A New Geometry: David Ebony on a Cosmetics King’s Cubist Gems at The Met
2014-10-30 11:17:52 未知
Cubism shattered the conventions of virtually all art that came before it. Rebelling against the forms of Romanticism, Realism and Symbolism and rejecting the empty sentimentality of late 19th century art, this revolutionary movement, led by Picasso and Braque and launched in 1908, sought to reinvent the way everyday reality is perceived.
The core movement lasted barely 10 years, but its impact is still felt today. Coinciding with upheavals in physics, exemplified by Einstein’s explorations of the theory of relativity, first published in 1905, Cubism proposed a new way to express the dynamic relationship of space, time and matter. But it was hardly a dry, erudite exercise. Full of humor, puns and inside jokes, the Cubists invented a lively new visual language with which to convey the world around them and to communicate with each other.
The Metropolitan Museum of Art recently unveiled its newest treasures, a promised gift of 81 Cubist masterpieces assembled over decades by Leonard A. Lauder, collector and Estée Lauder cosmetics company chairman emeritus and former CEO. Valued at well over $1 billion, the collection features top-notch paintings and works on paper, plus sculptures, created in the early years of the 20th century, by the four principal Cubist pioneers: Pablo Picasso, Georges Braque, Juan Gris and Fernand Léger.
On view through February 16, 2015, the show is a must-see not only as it illuminates the advent of Modernism in a clear, concise way, but also because it reveals how art can change the course of thinking—about a wide range of intellectual endeavors—and transcend the typically insular concerns of the art world itself.
“Cubism: The Leonard A. Lauder Collection” begins with Braque’s gorgeous painting The Terrace at the Hôtel Mistral (1907), which shows three stylized trees at the center of a dense, verdant garden. It is a transitional work for Braque, as he turned away from his more colorful Fauvist paintings and the influence of Matisse, in favor of the compartmentalized geometry in the work of Cézanne, who had died the previous year.
Hanging right next to this work is the famous Braque’s Trees at L’Estaque (1908), which historians regard as the first Cubist work. Here, the trees appear significantly more abstract, as the painting’s structural elements of cubes, cones and spheres in the composition predominate over the landscape imagery.

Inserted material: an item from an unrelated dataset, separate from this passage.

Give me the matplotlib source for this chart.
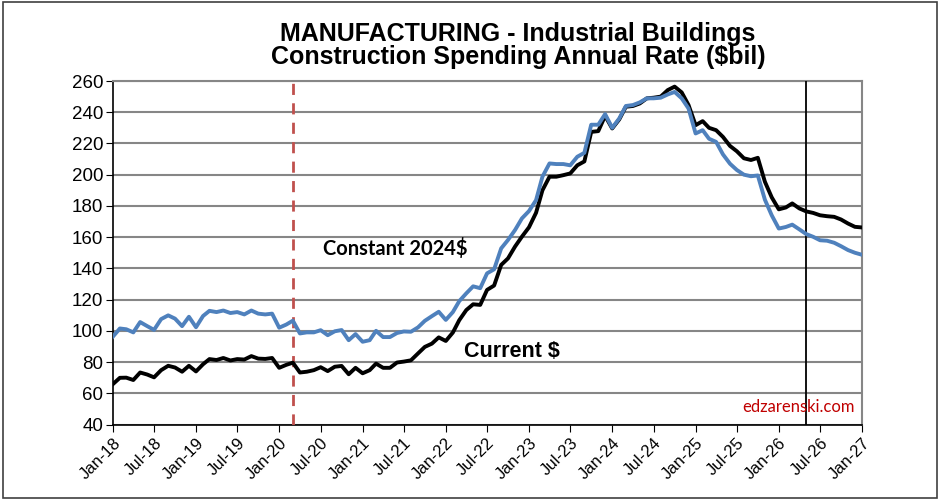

Picasso began to work closely with Braque the following year. He brought to the Cubist equation his passion for African art and sought to appropriate from it the evocative power of its abstracted human figures. Together, the two artists created what became known as Analytic Cubism, which is fundamentally an analysis of the spatial and structural components unique to each of the painters’ subjects.
Georges Braque, Mandolin and Fruit Dish, 1909.
(Photo Courtesy Artists Rights Society (ARS), New York / ADAGP, Paris)
The next gallery contains a breathtaking group of Picasso works, the earliest of which correspond to his iconic painting Les Demoiselles d’Avignon (1907), in the Museum of Modern Art’s collection. In his Analytic Cubist portraits, such as the arresting Woman with a Book (1932), he certainly taps into art’s potent, not to say primitive, raw energy.
Contemporaries of Picasso and Braque, artists Juan Gris and Fernand Léger refined the Cubist method. They led the way to a visual language of Abstraction that has dominated art production to this day. In the show, a gallery is devoted to works by each of these artists.
Gris is represented by a number of papiers collé, which shows how he often used collage in the years just before World War I, as a means to convey subtle socio-political commentary or private musing. His large, resplendent canvas, Still Life with Checked Tablecloth (1915), demonstrates his endeavor to bring Cubism to a new level of polish and perfection. His works could rival any past forms of painting in terms of technical prowess, and Gris eventually influenced subsequent generations of artists working in the Cubist style.
Similarly prescient, Léger’s monumental Composition (The Typographer), 1918-1919, takes the Cubist method to a basically Abstract realm. This work, with its bold super-graphic shapes and fragments of text looks as if it could have been painted last week.
Mr. Lauder assembled this extraordinary trove with the help of curator, scholar and Hunter College professor Emily Braun, who organized the present exhibition in collaboration with art historian and curator Rebecca Rabinow. But it is triumphantly his own—the exhibition even begins with a quite personal photograph of some of the works displayed in the collector’s living room.
Accompanying the exhibition is a lively yet scholarly catalogue that traces the Cubist movement in depth. Included in the book is an interview with Mr. Lauder by Ms. Braun. He discusses the evolution of the collection and the story of how he acquired so many rare and art-historically important works—an effort that required more than just piles of money.
To the press gathered at the exhibition’s opening, Mr. Lauder remarked that he sought to “acquire works that would be curator-proof. By that, I mean works of such high quality and importance that curators would find it difficult to remove them from the museum’s walls.”
Now that the public has had a glimpse of these remarkable gems, the Met’s curators will certainly find it difficult to keep them out of sight for long.